Likely impact of removing transgenders from U.S. military
Transgenders in the U.S. military services – institutions that were, until recently, bastions of forced wokeness thanks to the Biden administration – are now being removed from America’s armed forces under President Donald Trump and Secretary of Defense Pete Hegseth.
\Within the Defense Medical Epidemiology Database, ICD-10 diagnosis codes have shown a significant rise in “transsexualism” within the military in recent years. And according to a 2023 survey conducted by this reporter, 59% of the survey’s 229 participants disclosed that they have served with a transgender.
With transsexualism on the rise with no end in sight, the U.S. Supreme Court recently ruled that President Trump could constitutionally carry out his ban on transgender service members. The ruling came after Trump issued a Jan. 27 executive order banning transgenders from serving in the military. Then on May 8, Defense Secretary Pete Hegseth sent a memo to senior Pentagon leadership and others within the Department of Defense to begin their removal.
According to Hegseth’s memo, the active-component transgender service members have 30 days to voluntarily separate or be forced out, while those in the National Guard and Reserve have 60 days. The directive immediately impacts about 1,000 openly identifying as transgender service members.
WorldNetDaily spoke to retired U.S. Army Lt. Col.
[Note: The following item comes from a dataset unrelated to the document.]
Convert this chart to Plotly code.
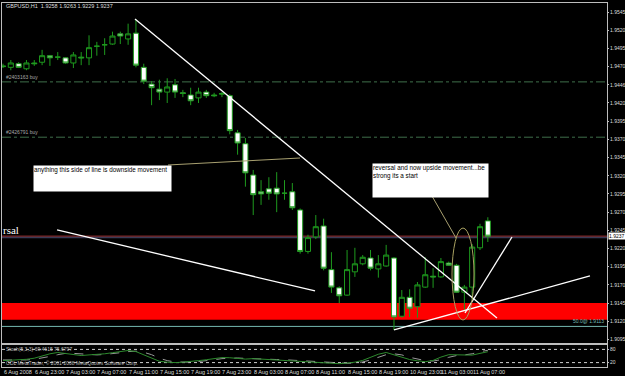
import plotly.graph_objects as go

# ---------------- data ----------------
bars = list(range(63))
opens = [1.9471,1.9469,1.9474,1.9467,1.9475,1.9476,1.9485,1.9483,1.9482,1.9475,
         1.9483,1.9482,1.9498,1.9500,1.9501,1.9515,1.9508,1.9516,1.9469,1.9446,
         1.9439,1.9435,1.9445,1.9434,1.9431,1.9427,1.9435,1.9431,1.9432,1.9430,
         1.9379,1.9364,1.9321,1.9298,1.9302,1.9303,1.9296,1.9298,1.9273,1.9216,
         1.9236,1.9251,1.9191,1.9166,1.9156,1.9188,1.9199,1.9207,1.9192,1.9196,
         1.9207,1.9127,1.9153,1.9140,1.9167,1.9182,1.9181,1.9200,1.9197,1.9160,
         1.9167,1.9221,1.9258]
highs = [1.9474,1.9479,1.9476,1.9479,1.9479,1.9493,1.9486,1.9490,1.9483,1.9490,
         1.9490,1.9513,1.9504,1.9509,1.9518,1.9518,1.9529,1.9535,1.9474,1.9450,
         1.9452,1.9454,1.9453,1.9438,1.9441,1.9441,1.9438,1.9434,1.9435,1.9432,
         1.9383,1.9372,1.9328,1.9314,1.9318,1.9325,1.9314,1.9310,1.9275,1.9239,
         1.9266,1.9261,1.9215,1.9168,1.9218,1.9221,1.9211,1.9218,1.9211,1.9225,
         1.9208,1.9163,1.9164,1.9174,1.9208,1.9193,1.9207,1.9202,1.9199,1.9170,
         1.9226,1.9254,1.9263]
lows = [1.9468,1.9465,1.9468,1.9465,1.9471,1.9472,1.9471,1.9479,1.9474,1.9468,
        1.9472,1.9472,1.9485,1.9486,1.9500,1.9501,1.9500,1.9469,1.9446,1.9417,
        1.9424,1.9420,1.9427,1.9428,1.9417,1.9420,1.9427,1.9428,1.9428,1.9377,
        1.9349,1.9305,1.9266,1.9280,1.9287,1.9270,1.9287,1.9273,1.9213,1.9213,
        1.9233,1.9190,1.9159,1.9145,1.9155,1.9181,1.9197,1.9190,1.9180,1.9195,
        1.9108,1.9125,1.9126,1.9125,1.9166,1.9166,1.9180,1.9196,1.9159,1.9136,
        1.9150,1.9218,1.9229]
closes = [1.9470,1.9475,1.9469,1.9475,1.9474,1.9485,1.9482,1.9483,1.9475,1.9486,
          1.9482,1.9496,1.9498,1.9500,1.9512,1.9512,1.9515,1.9472,1.9450,1.9441,
          1.9435,1.9442,1.9435,1.9433,1.9423,1.9435,1.9430,1.9430,1.9433,1.9382,
          1.9365,1.9324,1.9294,1.9295,1.9296,1.9295,1.9296,1.9276,1.9216,1.9235,
          1.9250,1.9193,1.9167,1.9155,1.9191,1.9199,1.9208,1.9193,1.9199,1.9211,
          1.9126,1.9153,1.9138,1.9170,1.9184,1.9181,1.9202,1.9197,1.9160,1.9167,
          1.9222,1.9250,1.9237]

stoch_main = [29,30,32,35,40,50,60,66,62,56,52,55,57,60,65,70,75,70,55,38,
              26,22,20,22,24,29,33,38,43,42,38,36,38,36,34,33,31,29,28,25,
              22,20,17,15,18,22,30,45,58,66,55,42,34,28,24,30,45,56,55,52,
              54,62,69.46]
stoch_signal = [32,31,31,32,35,40,48,56,62,62,59,55,55,57,60,65,70,72,67,56,
                40,29,23,21,22,25,28,33,38,41,41,39,37,37,36,34,33,31,29,27,
                25,22,19,17,17,18,23,32,44,56,60,55,44,35,29,27,33,44,52,55,
                60,70,75.68]

time_ticks = [0,4,8,12,16,20,24,28,32,36,40,44,48,52,56,60]
time_labels = ["6 Aug 2008","6 Aug 23:00","7 Aug 03:00","7 Aug 07:00","7 Aug 11:00",
               "7 Aug 15:00","7 Aug 19:00","7 Aug 23:00","8 Aug 03:00","8 Aug 07:00",
               "8 Aug 11:00","8 Aug 15:00","8 Aug 19:00","10 Aug 23:00","11 Aug 03:00",
               "11 Aug 07:00"]

price_ticks = [1.9545,1.9520,1.9495,1.9470,1.9445,1.9420,1.9395,1.9370,1.9345,1.9320,
               1.9295,1.9270,1.9245,1.9220,1.9195,1.9170,1.9145,1.9120,1.9095]
price_labels = ["1.9545","1.9520","1.9495","1.9470","1.9446","1.9420","1.9395","1.9370",
                "1.9345","1.9320","1.9295","1.9270","1.9245","1.9220","1.9195","1.9170",
                "1.9145","1.9120","1.9095"]

buy_levels = [1.9449, 1.9373]
buy_names = ["#2403163 buy", "#2426791 buy"]
zone_low, zone_high = 1.9122, 1.9145
fibo_level = 1.9113
bid = 1.9237

# hand-drawn objects: (bar, price) end points
white_trendlines = [((16.88, 1.95354), (63.17, 1.91246)),
                    ((6.91, 1.92455), (39.90, 1.91617)),
                    ((50.0, 1.91081), (75.06, 1.91823)),
                    ((59.08, 1.91314), (65.09, 1.92359))]
olive_lines = [((21.10, 1.93348), (37.98, 1.93444)),
               ((54.86, 1.92922), (57.93, 1.92345))]
ellipse = ((57.42, 1.91218), (60.23, 1.92482))

# ---------------- figure ----------------
W, H = 625, 376
GREEN = "#1e9a1e"
BORDER = "#bdbdbd"

fig = go.Figure()
fig.add_trace(go.Candlestick(
    x=bars, open=opens, high=highs, low=lows, close=closes,
    increasing=dict(line=dict(color=GREEN, width=1), fillcolor="black"),
    decreasing=dict(line=dict(color=GREEN, width=1), fillcolor="white"),
    whiskerwidth=0, showlegend=False, hoverinfo="skip",
    xaxis="x", yaxis="y"))
fig.add_trace(go.Scatter(x=bars, y=stoch_signal, mode="lines",
                         line=dict(color="#9a9a9a", width=1, dash="dash"),
                         xaxis="x2", yaxis="y2", showlegend=False, hoverinfo="skip"))
fig.add_trace(go.Scatter(x=bars, y=stoch_main, mode="lines",
                         line=dict(color="#2e8b2e", width=1),
                         xaxis="x2", yaxis="y2", showlegend=False, hoverinfo="skip"))

xr = [-0.128, 77.24]
shapes = []
# support zone
shapes.append(dict(type="rect", xref="x", yref="y", x0=xr[0], x1=xr[1], y0=zone_low, y1=zone_high,
                   fillcolor="#ff0000", line=dict(width=0), layer="below"))
# buy order lines
for lv in buy_levels:
    shapes.append(dict(type="line", xref="x", yref="y", x0=xr[0], x1=xr[1], y0=lv, y1=lv,
                       line=dict(color="#3f6f4a", width=1, dash="dashdot"), layer="below"))
# fibo 50 line
shapes.append(dict(type="line", xref="x", yref="y", x0=xr[0], x1=xr[1], y0=fibo_level, y1=fibo_level,
                   line=dict(color="#74b8b0", width=1), layer="below"))
# bid / ask lines
shapes.append(dict(type="line", xref="x", yref="y", x0=xr[0], x1=xr[1], y0=bid, y1=bid,
                   line=dict(color="#b03535", width=1), layer="below"))
shapes.append(dict(type="line", xref="x", yref="y", x0=xr[0], x1=xr[1], y0=bid - 0.0002, y1=bid - 0.0002,
                   line=dict(color="#3a3a55", width=1.5), layer="below"))
for (a, b) in white_trendlines:
    shapes.append(dict(type="line", xref="x", yref="y", x0=a[0], y0=a[1], x1=b[0], y1=b[1],
                       line=dict(color="white", width=1.3)))
for (a, b) in olive_lines:
    shapes.append(dict(type="line", xref="x", yref="y", x0=a[0], y0=a[1], x1=b[0], y1=b[1],
                       line=dict(color="#a8a070", width=1)))
shapes.append(dict(type="circle", xref="x", yref="y", x0=ellipse[0][0], y0=ellipse[0][1],
                   x1=ellipse[1][0], y1=ellipse[1][1], line=dict(color="#a8a060", width=1)))
# stoch levels
for lv in (80, 20):
    shapes.append(dict(type="line", xref="x2", yref="y2", x0=xr[0], x1=xr[1], y0=lv, y1=lv,
                       line=dict(color="#cfcfcf", width=1, dash="dot"), layer="below"))

FONT = "Liberation Sans"
ann = []
ann.append(dict(xref="paper", yref="paper", x=4 / W, y=1 - 6 / H, xanchor="left", yanchor="middle",
                text="GBPUSD,H1  1.9258 1.9263 1.9229 1.9237", showarrow=False,
                font=dict(family=FONT, size=5.5, color="#dddddd")))
for lv, nm in zip(buy_levels, buy_names):
    ann.append(dict(xref="paper", yref="y", x=4 / W, y=lv, xanchor="left", yanchor="bottom",
                    text=nm, showarrow=False, font=dict(family=FONT, size=5, color="#a8a8a8")))
ann.append(dict(xref="x", yref="y", x=3.84, y=1.93348, xanchor="left", yanchor="top",
                width=137, height=25, align="left", valign="top", bgcolor="white", borderpad=0,
                text="anything this side of line is downside movement", showarrow=False,
                font=dict(family=FONT, size=6.3, color="black")))
ann.append(dict(xref="x", yref="y", x=47.19, y=1.93375, xanchor="left", yanchor="top",
                width=115, height=33, align="left", valign="top", bgcolor="white", borderpad=0,
                text="reversal and now upside movement...be<br>strong its a start", showarrow=False,
                font=dict(family=FONT, size=6.3, color="black")))
ann.append(dict(xref="paper", yref="y", x=1 / W, y=1.9246, xanchor="left", yanchor="middle",
                text="rsal", showarrow=False, font=dict(family="Liberation Serif", size=11, color="white")))
ann.append(dict(xref="paper", yref="y", x=606 / W, y=fibo_level, xanchor="right", yanchor="bottom",
                text="50.0@ 1.9113", showarrow=False, font=dict(family=FONT, size=5, color="#74b8b0")))
ann.append(dict(xref="paper", yref="y", x=608 / W, y=bid, xanchor="left", yanchor="middle",
                text="1.9237", showarrow=False, bgcolor="white", borderpad=0,
                font=dict(family=FONT, size=5, color="black")))
ann.append(dict(xref="paper", yref="paper", x=4 / W, y=1 - 349 / H, xanchor="left", yanchor="middle",
                text="Stoch(5,3,3) 69.4615 75.6797", showarrow=False,
                font=dict(family=FONT, size=5, color="#bbbbbb")))
ann.append(dict(xref="paper", yref="paper", x=4 / W, y=1 - 363 / H, xanchor="left", yanchor="middle",
                text="ODL MetaTrader, © 2001-2008 MetaQuotes Software Corp.", showarrow=False,
                font=dict(family=FONT, size=5, color="#bbbbbb")))
for t, lab in zip(time_ticks, time_labels):
    ann.append(dict(xref="x2", yref="paper", x=t, xshift=-1.5, y=1 - 371.5 / H, xanchor="left",
                    yanchor="middle", text=lab, showarrow=False,
                    font=dict(family=FONT, size=5.5, color="#dddddd")))

fig.update_layout(
    width=W, height=H, margin=dict(l=0, r=0, t=0, b=0),
    paper_bgcolor="black", plot_bgcolor="black",
    boxgap=0.35, boxgroupgap=0,
    showlegend=False, shapes=shapes, annotations=ann,
    xaxis=dict(domain=[2 / W, 607 / W], range=xr, showgrid=False, zeroline=False,
               showticklabels=False, ticks="", showline=True, mirror=True, linecolor=BORDER,
               linewidth=1, rangeslider=dict(visible=False), anchor="y"),
    yaxis=dict(domain=[(H - 343) / H, (H - 3) / H], range=[1.90902, 1.95574], side="right",
               showgrid=False, zeroline=False, showline=True, mirror=True, linecolor=BORDER,
               linewidth=1, tickvals=price_ticks, ticktext=price_labels, ticks="outside",
               ticklen=1, tickcolor=BORDER, automargin=False,
               tickfont=dict(family=FONT, size=5, color="#dddddd"), anchor="x"),
    xaxis2=dict(domain=[2 / W, 607 / W], range=xr, showgrid=False, zeroline=False,
                showticklabels=False, ticks="", showline=True, mirror=True, linecolor=BORDER,
                linewidth=1, anchor="y2"),
    yaxis2=dict(domain=[(H - 367) / H, (H - 345) / H], range=[0, 100], side="right",
                showgrid=False, zeroline=False, showline=True, mirror=True, linecolor=BORDER,
                linewidth=1, tickvals=[80, 20], ticktext=["80", "20"], ticks="outside",
                ticklen=1, tickcolor=BORDER, automargin=False,
                tickfont=dict(family=FONT, size=5, color="#dddddd"), anchor="x2"),
)

fig.write_html("out.html")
Darin Gaub, a former UH-60 Blackhawk pilot and battalion commander, who considers Hegseth’s memo “a good move.” As he wrote for Armed Forces Press, he is “happy to see these failed experiments end, hopefully never to return.”
In Gaub’s view, “It sends a clear message that weakness and wokeness will no longer be tolerated,” adding, “The SecDef is portraying and messaging to everybody that our military is not a political work force, but a force of lethality and readiness.”
“Regardless of the politics and the personal opinions of all this,” he said, and even the sympathy many may feel for people drawn into transsexualism, “we have been wasting time, money, medical and other resources on people who often cannot do the job they signed up to do in the military in the first place,” particularly “if they’re going through” a so-called “transition” process “while they’re on active duty.”
“These individuals impact recruiting, retention and morale,” Gaub argued. “For example, consider a parent’s perspective who might not have want their kids involved in a woke military.” Removing wokeness benefits such a family.
For the former battalion commander and pilot, “The whole issue has been magnified so much to the point where it was made very large in the eyes of the country’s population, so this thousand people affected by getting kicked out of the military for being transvestites could have had an impact on the military’s capability to meet recruiting goals.”
Gaub added, “The message” – that is, removing transgenders and wokeness in general from the U.S. armed forces – “this sends to those within our country, or out of it, is one of strength and readiness, so their removal is worth this benefit.”